A report in the Appropriation Bill presented by Finance minister Mark Brown in Parliament on Friday states the Cook Islands economy had experienced a strong run of real economic growth in recent years, averaging 3.7 per cent per year from 2011/12 to 2016/17.
Over the past three years, the report said, tourist arrivals have risen by an average of nearly 11 per cent per year, from 121,772 in 2014/15 to 164,800 in 2017/18. July 2018 saw the most visitors the Cook Islands has ever seen, with 18,332 arrivals.
The value of residential and commercial (commercial, tourism and community buildings) building approvals had also been much higher than trend in the three years to 2017/18, added the report.
“The rise in residential approvals appears to be for holiday houses, rather than residential living, driven by tourism growth. Commercial approvals have been led by a number of large community projects, as well as a significant spike in tourist accommodation approvals,” the report said.

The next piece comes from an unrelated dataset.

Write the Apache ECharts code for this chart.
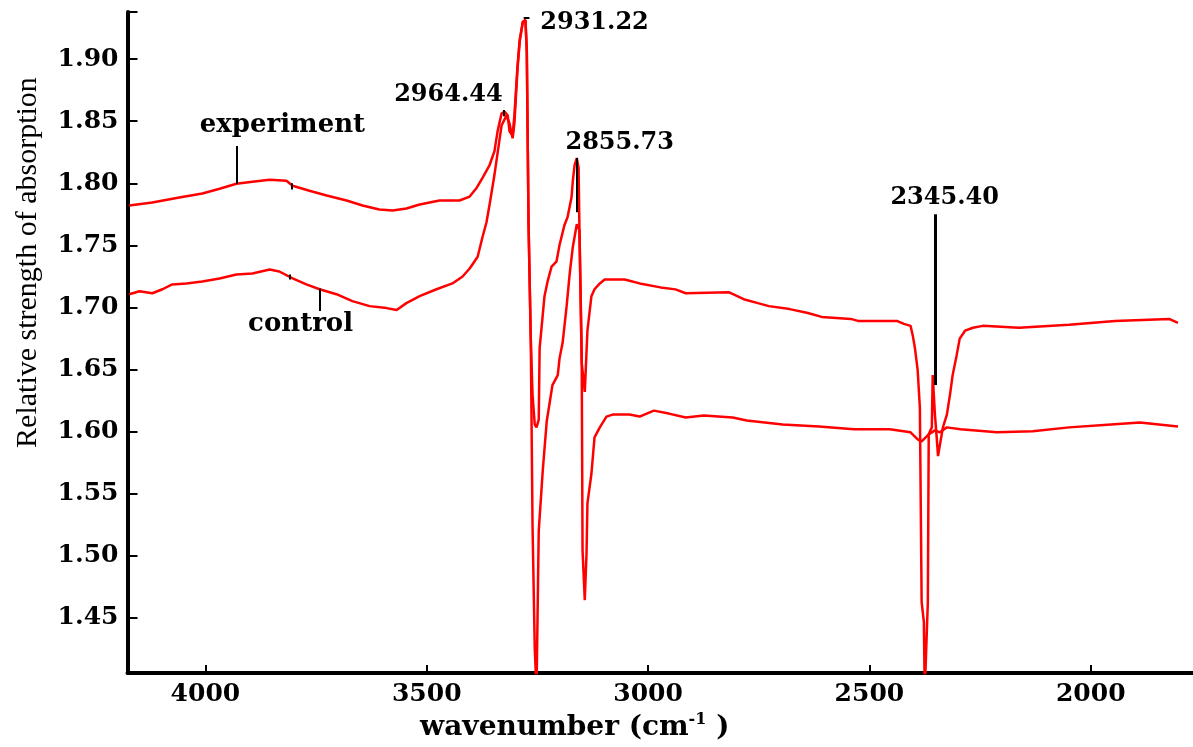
<!DOCTYPE html>
<html>
<head>
<meta charset="utf-8">
<script src="https://cdn.jsdelivr.net/npm/echarts@6/dist/echarts.min.js"></script>
<style>
html,body{margin:0;padding:0;background:#fff;}
#chart{width:1193px;height:747px;}
</style>
</head>
<body>
<div id="chart"></div>
<script>
// ---- data (wavenumber in cm-1 as printed on the axis, relative absorption) ----
const experimentWavenumber = [4172, 4120, 4059, 4007, 3968, 3930, 3894, 3855, 3817, 3803,
  3765, 3726, 3681, 3645, 3607, 3577, 3546, 3516, 3471, 3426,
  3403, 3387, 3374, 3358, 3347, 3340, 3331, 3324, 3317, 3313,
  3306, 3302, 3295, 3290, 3283, 3277, 3274, 3270, 3265, 3261,
  3256, 3252, 3247, 3238, 3229, 3222, 3216, 3204, 3200, 3193,
  3184, 3177, 3170, 3161, 3155, 3150, 3143, 3137, 3128, 3121,
  3109, 3098, 3053, 3019, 2972, 2938, 2915, 2818, 2784, 2752,
  2727, 2680, 2639, 2608, 2542, 2526, 2438, 2422, 2407, 2402,
  2397, 2391, 2386, 2382, 2377, 2375, 2368, 2366, 2359, 2357,
  2352, 2348, 2345, 2334, 2325, 2318, 2312, 2303, 2296, 2284,
  2266, 2244, 2162, 2049, 1945, 1823, 1803];
const experimentAbsorption = [1.782, 1.7845, 1.7885, 1.7917, 1.7956, 1.7996, 1.8012, 1.8028, 1.802, 1.798,
  1.794, 1.7901, 1.7861, 1.7821, 1.7789, 1.7781, 1.7797, 1.7829, 1.7861, 1.7861,
  1.7893, 1.7964, 1.8044, 1.8147, 1.8259, 1.8418, 1.8561, 1.8577, 1.8545, 1.8418,
  1.8386, 1.8545, 1.8942, 1.9157, 1.93, 1.9316, 1.9061, 1.767, 1.6748, 1.5237,
  1.4251, 1.391, 1.5198, 1.5683, 1.608, 1.6239, 1.6374, 1.6454, 1.6589, 1.6716,
  1.701, 1.7273, 1.7487, 1.767, 1.7622, 1.6557, 1.6319, 1.6812, 1.709, 1.7146,
  1.7193, 1.7225, 1.7225, 1.7193, 1.7161, 1.7145, 1.7114, 1.7122, 1.7066, 1.7034,
  1.701, 1.6986, 1.6955, 1.6923, 1.6907, 1.6891, 1.6891, 1.6867, 1.6851, 1.6772,
  1.6668, 1.6494, 1.6191, 1.4625, 1.4466, 1.39, 1.4625, 1.5977, 1.6033, 1.6454,
  1.6136, 1.5953, 1.5802, 1.6033, 1.6136, 1.6295, 1.6454, 1.6613, 1.6748, 1.6812,
  1.6836, 1.6851, 1.6836, 1.6859, 1.6891, 1.6907, 1.6875];

const controlWavenumber = [4172, 4149, 4120, 4097, 4075, 4043, 4007, 3968, 3930, 3894,
  3855, 3833, 3803, 3772, 3742, 3704, 3668, 3629, 3591, 3568,
  3546, 3516, 3478, 3442, 3419, 3403, 3385, 3374, 3365, 3358,
  3347, 3340, 3331, 3320, 3313, 3306, 3302, 3295, 3290, 3283,
  3277, 3274, 3270, 3265, 3261, 3256, 3252, 3247, 3245, 3234,
  3227, 3218, 3207, 3200, 3189, 3182, 3173, 3170, 3166, 3161,
  3157, 3155, 3150, 3148, 3143, 3139, 3137, 3128, 3121, 3109,
  3094, 3080, 3042, 3019, 2987, 2953, 2915, 2874, 2809, 2777,
  2696, 2614, 2535, 2454, 2407, 2391, 2382, 2366, 2352, 2341,
  2325, 2294, 2212, 2131, 2049, 1954, 1889, 1803];
const controlAbsorption = [1.7106, 1.713, 1.7114, 1.7146, 1.7185, 1.7193, 1.7209, 1.7233, 1.7265, 1.7273,
  1.7305, 1.7289, 1.7233, 1.7185, 1.7146, 1.7106, 1.705, 1.701, 1.6994, 1.6979,
  1.7034, 1.709, 1.7146, 1.7193, 1.7249, 1.7313, 1.7408, 1.7567, 1.7686, 1.7829,
  1.8068, 1.8243, 1.8465, 1.8545, 1.8481, 1.8362, 1.8481, 1.8918, 1.9141, 1.93,
  1.9316, 1.9077, 1.767, 1.6748, 1.6295, 1.6056, 1.6033, 1.6096, 1.6669, 1.709,
  1.7209, 1.7328, 1.7368, 1.7503, 1.7662, 1.7726, 1.7885, 1.802, 1.8147, 1.8203,
  1.8123, 1.7622, 1.6637, 1.5039, 1.4641, 1.5023, 1.542, 1.5659, 1.5953, 1.6033,
  1.612, 1.6136, 1.6136, 1.612, 1.6168, 1.6144, 1.6112, 1.6128, 1.6112, 1.6088,
  1.6056, 1.604, 1.6017, 1.6017, 1.5993, 1.5937, 1.5921, 1.5977, 1.6009, 1.5993,
  1.6033, 1.6017, 1.5993, 1.6001, 1.6033, 1.6056, 1.6072, 1.604];

const xTickValues = [4000, 3500, 3000, 2500, 2000];
const yTickValues = [1.45, 1.50, 1.55, 1.60, 1.65, 1.70, 1.75, 1.80, 1.85, 1.90];
const xRange = [1769, 4176];
const yRange = [1.4053, 1.938];

const xTitle = 'wavenumber (cm';
const xTitleSup = '-1';
const yTitle = 'Relative strength of absorption';

// annotation texts and anchors (data coordinates)
const peakLabels = ['2964.44', '2931.22', '2855.73', '2345.40'];
const peakLabelAnchors = [[3451, 1.871], [3121, 1.929], [3064, 1.833], [2330, 1.7885]];
const seriesLabels = ['experiment', 'control'];
const seriesLabelAnchors = [[3826, 1.847], [3785, 1.686]];
const leaderLines = [
  [[3930, 1.830], [3930, 1.7996]],
  [[3805, 1.800], [3805, 1.795]],
  [[3742, 1.7153], [3742, 1.6971]],
  [[3810, 1.7265], [3810, 1.7225]],
  [[3326, 1.859], [3326, 1.854]],
  [[3281, 1.9335], [3268, 1.9335]],
  [[3161, 1.8203], [3161, 1.7766]],
  [[2352, 1.775], [2352, 1.6374]]
];

function zip(a, b) { return a.map((v, i) => [v, b[i]]); }

const serif = 'DejaVu Serif';
const chart = echarts.init(document.getElementById('chart'), null, {renderer: 'canvas'});

const markPointData = [];
peakLabels.forEach((t, i) => markPointData.push({name: t, coord: peakLabelAnchors[i]}));
seriesLabels.forEach((t, i) => markPointData.push({name: t, coord: seriesLabelAnchors[i], label: {fontSize: 26}}));

const option = {
  animation: false,
  backgroundColor: '#ffffff',
  grid: {left: 127.5, right: 0, top: 12, bottom: 65, containLabel: false},
  xAxis: {
    type: 'value', inverse: true, min: xRange[0], max: xRange[1],
    axisLine: {show: true, onZero: false, lineStyle: {color: '#000', width: 4}},
    axisTick: {show: true, inside: true, length: 8, customValues: xTickValues, lineStyle: {color: '#000', width: 2}},
    axisLabel: {customValues: xTickValues, margin: 9, color: '#000', fontFamily: serif, fontWeight: 'bold', fontSize: 25,
      formatter: v => String(v)},
    splitLine: {show: false},
    name: '{t|' + xTitle + '}{s|' + xTitleSup + '}{t| )}',
    nameLocation: 'middle', nameGap: 34,
    nameTextStyle: {padding: [0, 171, 0, 0],
      rich: {
        t: {fontFamily: serif, fontWeight: 'bold', fontSize: 28, color: '#000', lineHeight: 32},
        s: {fontFamily: serif, fontWeight: 'bold', fontSize: 16, color: '#000', verticalAlign: 'top', lineHeight: 17}
      }}
  },
  yAxis: {
    type: 'value', min: yRange[0], max: yRange[1],
    axisLine: {show: true, onZero: false, lineStyle: {color: '#000', width: 4}},
    axisTick: {show: true, inside: true, length: 10, customValues: yTickValues.concat([yRange[1]]), lineStyle: {color: '#000', width: 2}},
    axisLabel: {customValues: yTickValues, margin: 9, color: '#000', fontFamily: serif, fontWeight: 'bold', fontSize: 25,
      formatter: v => v.toFixed(2)},
    splitLine: {show: false},
    name: yTitle, nameLocation: 'middle', nameGap: 84,
    nameTextStyle: {fontFamily: 'Liberation Serif', fontSize: 30, color: '#000', padding: [0, 0, 0, 160]}
  },
  series: [
    {
      name: 'experiment', type: 'line', data: zip(experimentWavenumber, experimentAbsorption),
      showSymbol: false, symbol: 'none', clip: true,
      lineStyle: {color: '#ff0000', width: 2.5}, z: 3,
      markPoint: {
        silent: true, symbol: 'circle', symbolSize: 1, itemStyle: {color: 'rgba(0,0,0,0)'},
        label: {show: true, position: 'inside', color: '#000', fontFamily: serif, fontWeight: 'bold', fontSize: 24,
          formatter: p => p.name},
        data: markPointData
      },
      markLine: {
        silent: true, symbol: ['none', 'none'], label: {show: false},
        lineStyle: {color: '#000', width: 2, type: 'solid'},
        data: leaderLines.map((l, i) => [
          {coord: l[0], lineStyle: {width: i === 7 ? 3 : 2}},
          {coord: l[1]}
        ])
      }
    },
    {
      name: 'control', type: 'line', data: zip(controlWavenumber, controlAbsorption),
      showSymbol: false, symbol: 'none', clip: true,
      lineStyle: {color: '#ff0000', width: 2.5}, z: 2
    }
  ]
};
chart.setOption(option);
</script>
</body>
</html>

The report also said government capital expenditure, including on a number of large signature projects such as renewable energy in the Pa Enua and Te Mato Vai, had risen from an average of $13.6 million from 2012/13 to 2014/15, to $15.7 million over the past three years.
This strong economic performance may result in the graduation of the Cook Islands from the Organisation for Economic Cooperation and Development’s (OECD) Official Development Assistance (ODA) eligibility list in early 2019.

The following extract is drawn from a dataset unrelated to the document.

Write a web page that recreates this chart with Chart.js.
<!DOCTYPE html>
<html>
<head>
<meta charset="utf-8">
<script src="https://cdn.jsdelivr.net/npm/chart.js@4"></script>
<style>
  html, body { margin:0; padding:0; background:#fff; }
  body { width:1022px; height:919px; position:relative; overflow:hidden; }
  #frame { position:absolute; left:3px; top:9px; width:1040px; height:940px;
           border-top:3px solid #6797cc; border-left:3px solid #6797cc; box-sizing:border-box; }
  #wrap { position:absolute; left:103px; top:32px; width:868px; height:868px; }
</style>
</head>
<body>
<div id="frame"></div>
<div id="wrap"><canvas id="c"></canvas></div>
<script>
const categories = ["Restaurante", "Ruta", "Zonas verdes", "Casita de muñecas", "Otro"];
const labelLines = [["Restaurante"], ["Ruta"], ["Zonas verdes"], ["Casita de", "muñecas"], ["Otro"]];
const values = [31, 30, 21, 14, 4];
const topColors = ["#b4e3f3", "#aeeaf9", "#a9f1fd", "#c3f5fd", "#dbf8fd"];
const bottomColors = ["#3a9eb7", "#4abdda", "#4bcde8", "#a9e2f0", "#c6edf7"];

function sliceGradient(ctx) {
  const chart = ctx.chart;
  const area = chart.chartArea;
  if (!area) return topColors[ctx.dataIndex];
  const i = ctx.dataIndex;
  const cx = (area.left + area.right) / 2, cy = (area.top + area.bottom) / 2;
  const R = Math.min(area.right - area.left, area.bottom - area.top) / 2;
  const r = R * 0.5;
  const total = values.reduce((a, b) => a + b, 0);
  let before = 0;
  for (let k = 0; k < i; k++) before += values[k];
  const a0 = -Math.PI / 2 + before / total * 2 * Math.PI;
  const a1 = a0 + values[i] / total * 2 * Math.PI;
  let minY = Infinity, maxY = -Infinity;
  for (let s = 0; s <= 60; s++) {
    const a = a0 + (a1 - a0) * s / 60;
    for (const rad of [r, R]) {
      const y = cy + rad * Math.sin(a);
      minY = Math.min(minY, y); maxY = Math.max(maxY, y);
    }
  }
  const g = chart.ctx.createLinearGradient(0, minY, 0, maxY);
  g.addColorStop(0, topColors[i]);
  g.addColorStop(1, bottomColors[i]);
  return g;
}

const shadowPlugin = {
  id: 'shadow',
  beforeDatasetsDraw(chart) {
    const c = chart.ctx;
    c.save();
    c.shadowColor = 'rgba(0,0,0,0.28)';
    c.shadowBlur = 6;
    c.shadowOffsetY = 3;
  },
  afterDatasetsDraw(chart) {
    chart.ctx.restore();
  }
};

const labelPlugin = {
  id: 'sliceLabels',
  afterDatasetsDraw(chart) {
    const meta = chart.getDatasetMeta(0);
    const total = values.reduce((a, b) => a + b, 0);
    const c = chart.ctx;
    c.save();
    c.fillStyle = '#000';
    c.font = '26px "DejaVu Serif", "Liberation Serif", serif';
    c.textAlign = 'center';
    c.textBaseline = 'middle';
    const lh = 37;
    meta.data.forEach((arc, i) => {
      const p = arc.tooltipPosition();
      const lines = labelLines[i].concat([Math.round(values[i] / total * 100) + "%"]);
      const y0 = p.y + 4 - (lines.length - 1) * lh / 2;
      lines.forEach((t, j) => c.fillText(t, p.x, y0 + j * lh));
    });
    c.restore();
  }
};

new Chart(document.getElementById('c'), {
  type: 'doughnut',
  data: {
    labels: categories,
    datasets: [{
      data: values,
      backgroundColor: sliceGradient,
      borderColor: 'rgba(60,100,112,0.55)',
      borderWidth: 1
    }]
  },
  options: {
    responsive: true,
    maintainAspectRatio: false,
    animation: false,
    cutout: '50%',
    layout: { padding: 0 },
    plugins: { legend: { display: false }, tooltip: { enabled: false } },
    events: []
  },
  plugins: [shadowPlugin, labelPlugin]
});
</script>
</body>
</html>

And if this happens, then the Cook Islands will lose the ODA it receives from foreign countries every year.
Finance minister Brown in his Budget speech last week said this year the government estimates the country would receive $61 million in official development assistance, the majority of which will fund ambitious capital projects such as Te Mato Vai and the Manatua Cable.

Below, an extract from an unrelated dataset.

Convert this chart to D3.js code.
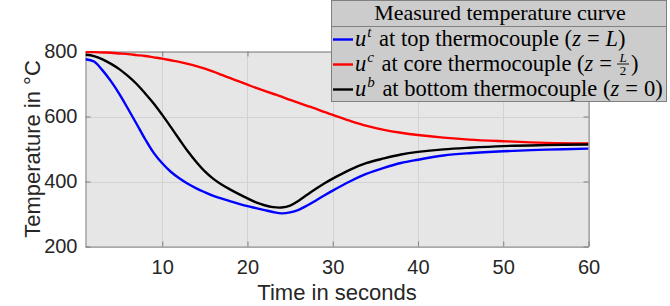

Work is currently being undertaken by the Statistics Office to develop comprehensive balance of payments data, which will be used to determine the Cook Islands’ Gross National Income for the past three years, said the report.
This data will be used by the OECD to determine whether the Cook Islands has reached the level of economic development required to graduate to “high income status”.
“Preliminary analysis by the government suggests that the Cook Islands economy is currently performing above its potential level – that is the Cook Islands is facing a positive output gap,” the report said.
“While there is little sign of economic overheating in the leading economic indicator, the CPI, there are increasing signs of capacity constraints emerging in the labour and housing markets, and the construction sector.
“As a result, the government has maintained consistent capital expenditure estimates in the 2018/19 Budget to ensure that it does not further fuel the constraints in these sectors.”
In summary, the report said the outlook for Cook Islands economy was positive albeit at lower levels than seen in recent years, with real GDP (gross domestic product) growth expected to average 1.7 per cent per year.
The report also said over the longer-term, a number of planned capital projects were expected to increase the productive capacity of the Cook Islands economy, increasing the “potential GDP” in future years, helping to ease capacity constraints.